- [DATASET ROWS]:
------------

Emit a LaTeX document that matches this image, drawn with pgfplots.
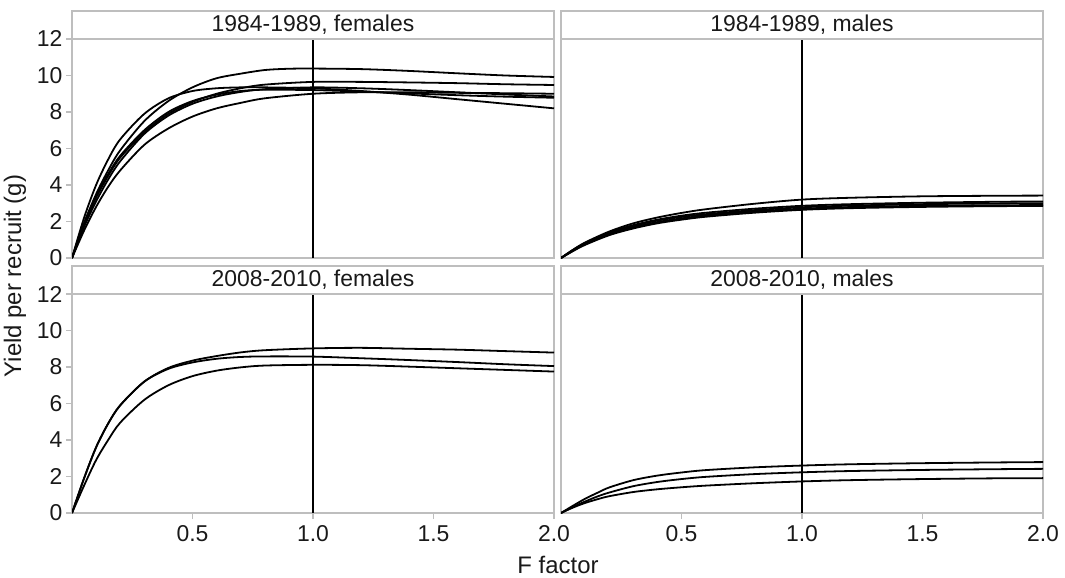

------------

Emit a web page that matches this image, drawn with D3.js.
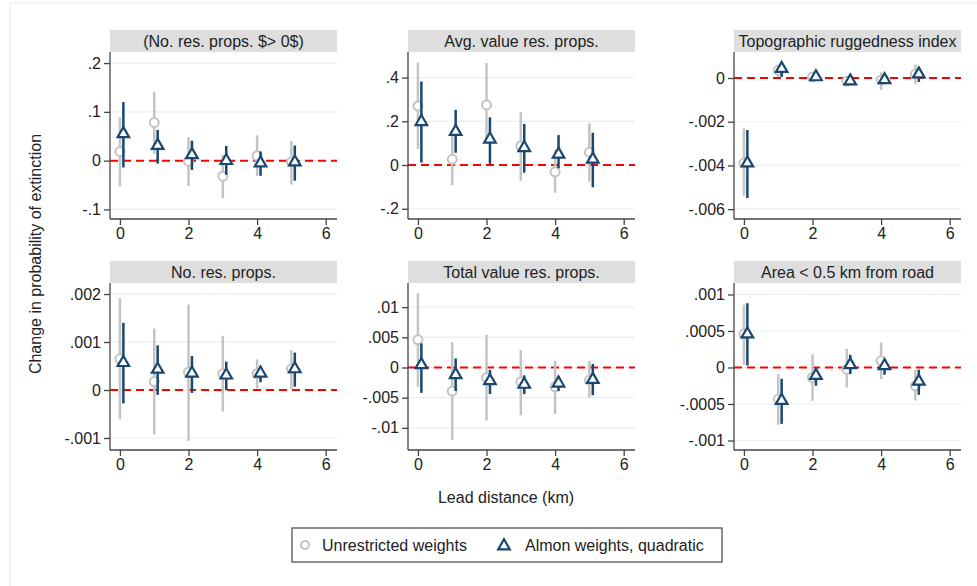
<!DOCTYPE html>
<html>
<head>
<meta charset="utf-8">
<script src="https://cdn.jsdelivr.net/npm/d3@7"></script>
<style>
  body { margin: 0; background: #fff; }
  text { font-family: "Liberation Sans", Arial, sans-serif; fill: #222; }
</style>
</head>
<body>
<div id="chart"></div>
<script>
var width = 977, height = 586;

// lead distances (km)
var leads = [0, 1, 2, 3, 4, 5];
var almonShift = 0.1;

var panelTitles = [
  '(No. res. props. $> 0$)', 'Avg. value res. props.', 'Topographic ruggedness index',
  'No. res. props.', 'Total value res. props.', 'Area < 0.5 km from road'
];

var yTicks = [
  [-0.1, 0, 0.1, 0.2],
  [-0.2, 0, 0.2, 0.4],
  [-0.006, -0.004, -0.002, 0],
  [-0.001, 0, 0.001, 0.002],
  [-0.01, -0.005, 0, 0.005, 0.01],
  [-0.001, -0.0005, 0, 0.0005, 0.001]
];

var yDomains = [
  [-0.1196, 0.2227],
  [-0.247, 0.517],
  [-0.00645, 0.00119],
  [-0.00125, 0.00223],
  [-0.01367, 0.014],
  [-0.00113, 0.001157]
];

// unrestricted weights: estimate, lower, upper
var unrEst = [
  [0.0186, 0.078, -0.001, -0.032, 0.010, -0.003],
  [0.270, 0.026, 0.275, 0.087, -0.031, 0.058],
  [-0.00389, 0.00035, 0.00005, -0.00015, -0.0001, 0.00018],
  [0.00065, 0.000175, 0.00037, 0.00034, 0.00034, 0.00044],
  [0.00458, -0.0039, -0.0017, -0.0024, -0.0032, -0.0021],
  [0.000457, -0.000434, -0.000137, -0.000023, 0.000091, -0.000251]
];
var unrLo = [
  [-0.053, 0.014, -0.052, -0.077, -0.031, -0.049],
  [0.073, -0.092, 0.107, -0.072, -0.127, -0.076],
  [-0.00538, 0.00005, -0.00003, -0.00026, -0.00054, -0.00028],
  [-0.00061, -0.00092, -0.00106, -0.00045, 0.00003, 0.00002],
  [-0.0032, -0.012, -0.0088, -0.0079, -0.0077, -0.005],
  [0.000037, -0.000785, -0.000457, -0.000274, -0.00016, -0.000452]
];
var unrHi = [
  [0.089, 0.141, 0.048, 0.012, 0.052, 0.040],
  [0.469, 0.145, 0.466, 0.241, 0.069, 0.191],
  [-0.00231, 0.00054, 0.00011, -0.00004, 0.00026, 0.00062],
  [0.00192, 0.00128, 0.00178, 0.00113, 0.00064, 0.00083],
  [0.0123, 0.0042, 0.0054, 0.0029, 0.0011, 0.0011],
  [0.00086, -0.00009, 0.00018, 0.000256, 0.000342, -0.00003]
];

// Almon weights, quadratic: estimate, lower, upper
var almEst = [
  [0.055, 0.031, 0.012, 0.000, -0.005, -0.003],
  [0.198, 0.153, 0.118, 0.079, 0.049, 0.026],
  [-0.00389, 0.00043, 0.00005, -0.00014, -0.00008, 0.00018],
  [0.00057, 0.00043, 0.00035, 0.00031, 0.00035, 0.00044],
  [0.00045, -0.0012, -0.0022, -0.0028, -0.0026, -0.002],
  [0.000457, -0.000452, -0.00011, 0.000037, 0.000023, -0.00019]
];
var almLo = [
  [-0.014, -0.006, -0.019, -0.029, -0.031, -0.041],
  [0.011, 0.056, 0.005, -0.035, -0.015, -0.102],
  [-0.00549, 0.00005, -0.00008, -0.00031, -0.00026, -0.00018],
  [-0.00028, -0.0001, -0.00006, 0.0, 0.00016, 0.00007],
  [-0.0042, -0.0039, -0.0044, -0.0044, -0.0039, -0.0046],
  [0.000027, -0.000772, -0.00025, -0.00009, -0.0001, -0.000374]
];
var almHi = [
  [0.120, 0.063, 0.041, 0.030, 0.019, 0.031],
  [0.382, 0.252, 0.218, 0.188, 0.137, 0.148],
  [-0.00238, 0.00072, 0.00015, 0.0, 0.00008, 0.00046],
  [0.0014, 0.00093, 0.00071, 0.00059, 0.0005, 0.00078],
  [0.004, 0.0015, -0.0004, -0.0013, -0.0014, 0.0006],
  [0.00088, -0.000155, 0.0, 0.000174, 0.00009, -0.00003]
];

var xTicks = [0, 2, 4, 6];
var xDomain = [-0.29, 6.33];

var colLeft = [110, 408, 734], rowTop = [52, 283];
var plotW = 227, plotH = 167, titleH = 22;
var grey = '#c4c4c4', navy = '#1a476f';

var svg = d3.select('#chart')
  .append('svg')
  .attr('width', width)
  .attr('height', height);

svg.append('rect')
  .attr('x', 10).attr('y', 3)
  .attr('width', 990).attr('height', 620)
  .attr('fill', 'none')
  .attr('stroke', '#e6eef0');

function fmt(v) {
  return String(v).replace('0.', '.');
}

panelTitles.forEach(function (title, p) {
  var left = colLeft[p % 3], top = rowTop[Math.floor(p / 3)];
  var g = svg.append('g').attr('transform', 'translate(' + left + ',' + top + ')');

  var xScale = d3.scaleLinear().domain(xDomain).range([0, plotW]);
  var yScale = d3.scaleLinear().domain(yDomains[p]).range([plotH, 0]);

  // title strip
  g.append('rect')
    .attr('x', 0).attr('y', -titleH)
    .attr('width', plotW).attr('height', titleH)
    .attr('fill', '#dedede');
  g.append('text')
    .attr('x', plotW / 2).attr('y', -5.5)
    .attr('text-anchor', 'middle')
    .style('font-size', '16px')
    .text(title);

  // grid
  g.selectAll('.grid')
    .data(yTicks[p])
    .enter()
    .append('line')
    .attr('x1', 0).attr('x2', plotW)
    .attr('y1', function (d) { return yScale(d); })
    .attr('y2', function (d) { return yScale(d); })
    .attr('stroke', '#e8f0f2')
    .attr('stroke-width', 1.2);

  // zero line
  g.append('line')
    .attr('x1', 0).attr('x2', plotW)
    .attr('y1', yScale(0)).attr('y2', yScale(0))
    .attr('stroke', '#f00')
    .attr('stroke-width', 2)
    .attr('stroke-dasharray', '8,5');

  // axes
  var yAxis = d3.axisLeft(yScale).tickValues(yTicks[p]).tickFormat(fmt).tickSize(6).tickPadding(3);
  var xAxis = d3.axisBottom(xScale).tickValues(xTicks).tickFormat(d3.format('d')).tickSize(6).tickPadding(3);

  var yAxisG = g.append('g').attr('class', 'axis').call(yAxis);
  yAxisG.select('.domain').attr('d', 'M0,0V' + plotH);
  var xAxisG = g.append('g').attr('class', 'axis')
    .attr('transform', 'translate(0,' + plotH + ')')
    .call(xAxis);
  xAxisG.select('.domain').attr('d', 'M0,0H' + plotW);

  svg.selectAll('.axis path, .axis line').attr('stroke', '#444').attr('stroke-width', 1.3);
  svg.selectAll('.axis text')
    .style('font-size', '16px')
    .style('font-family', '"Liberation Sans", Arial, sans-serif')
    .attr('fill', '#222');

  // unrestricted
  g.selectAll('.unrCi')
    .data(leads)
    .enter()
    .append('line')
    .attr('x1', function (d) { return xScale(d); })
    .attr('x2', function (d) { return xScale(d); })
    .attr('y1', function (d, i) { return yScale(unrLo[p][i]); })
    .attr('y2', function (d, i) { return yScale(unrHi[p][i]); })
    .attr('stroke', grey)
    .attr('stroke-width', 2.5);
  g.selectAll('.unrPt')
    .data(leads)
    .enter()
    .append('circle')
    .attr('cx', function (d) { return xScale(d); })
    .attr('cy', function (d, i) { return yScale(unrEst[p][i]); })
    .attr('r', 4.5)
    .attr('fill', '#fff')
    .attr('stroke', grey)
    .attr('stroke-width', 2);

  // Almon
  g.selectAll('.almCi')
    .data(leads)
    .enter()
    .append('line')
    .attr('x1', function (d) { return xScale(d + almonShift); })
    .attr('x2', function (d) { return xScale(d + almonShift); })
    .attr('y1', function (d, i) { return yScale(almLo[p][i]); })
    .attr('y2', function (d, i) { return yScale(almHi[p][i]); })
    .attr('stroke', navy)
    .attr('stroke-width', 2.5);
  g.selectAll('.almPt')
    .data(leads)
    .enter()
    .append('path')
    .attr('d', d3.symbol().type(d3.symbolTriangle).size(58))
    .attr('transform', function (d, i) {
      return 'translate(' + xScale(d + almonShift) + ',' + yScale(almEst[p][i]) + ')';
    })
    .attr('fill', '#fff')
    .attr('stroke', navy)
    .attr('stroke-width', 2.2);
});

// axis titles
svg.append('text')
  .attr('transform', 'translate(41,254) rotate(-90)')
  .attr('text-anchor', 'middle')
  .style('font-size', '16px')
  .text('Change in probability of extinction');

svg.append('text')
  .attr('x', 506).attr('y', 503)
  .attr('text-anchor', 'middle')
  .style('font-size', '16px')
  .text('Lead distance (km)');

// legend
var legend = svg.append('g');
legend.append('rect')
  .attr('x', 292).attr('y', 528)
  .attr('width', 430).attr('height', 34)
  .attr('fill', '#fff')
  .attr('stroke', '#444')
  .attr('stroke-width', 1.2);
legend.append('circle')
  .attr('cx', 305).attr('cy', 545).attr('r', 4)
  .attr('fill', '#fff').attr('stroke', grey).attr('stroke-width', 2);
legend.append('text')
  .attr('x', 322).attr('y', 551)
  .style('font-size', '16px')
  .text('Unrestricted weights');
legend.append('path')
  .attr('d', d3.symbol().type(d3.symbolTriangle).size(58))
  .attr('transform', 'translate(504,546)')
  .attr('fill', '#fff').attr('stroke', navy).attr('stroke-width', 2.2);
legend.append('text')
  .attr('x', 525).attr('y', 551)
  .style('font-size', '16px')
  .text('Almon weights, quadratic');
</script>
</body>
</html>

------------

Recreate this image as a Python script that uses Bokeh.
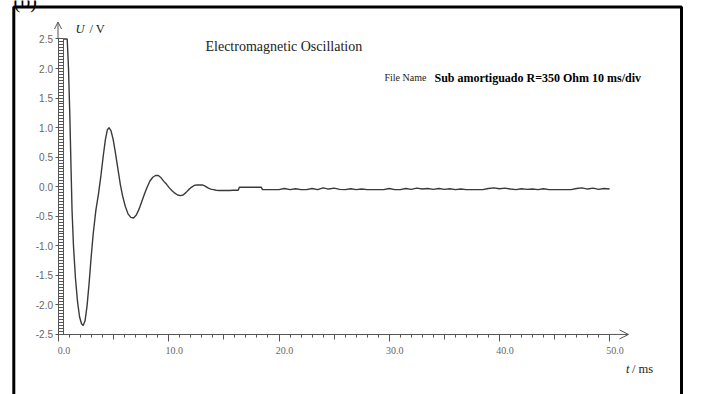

------------

Reproduce every line of the listing above in which the string "Emit" appears.

- [TASK RESULT]:
Emit a LaTeX document that matches this image, drawn with pgfplots.
Emit a web page that matches this image, drawn with D3.js.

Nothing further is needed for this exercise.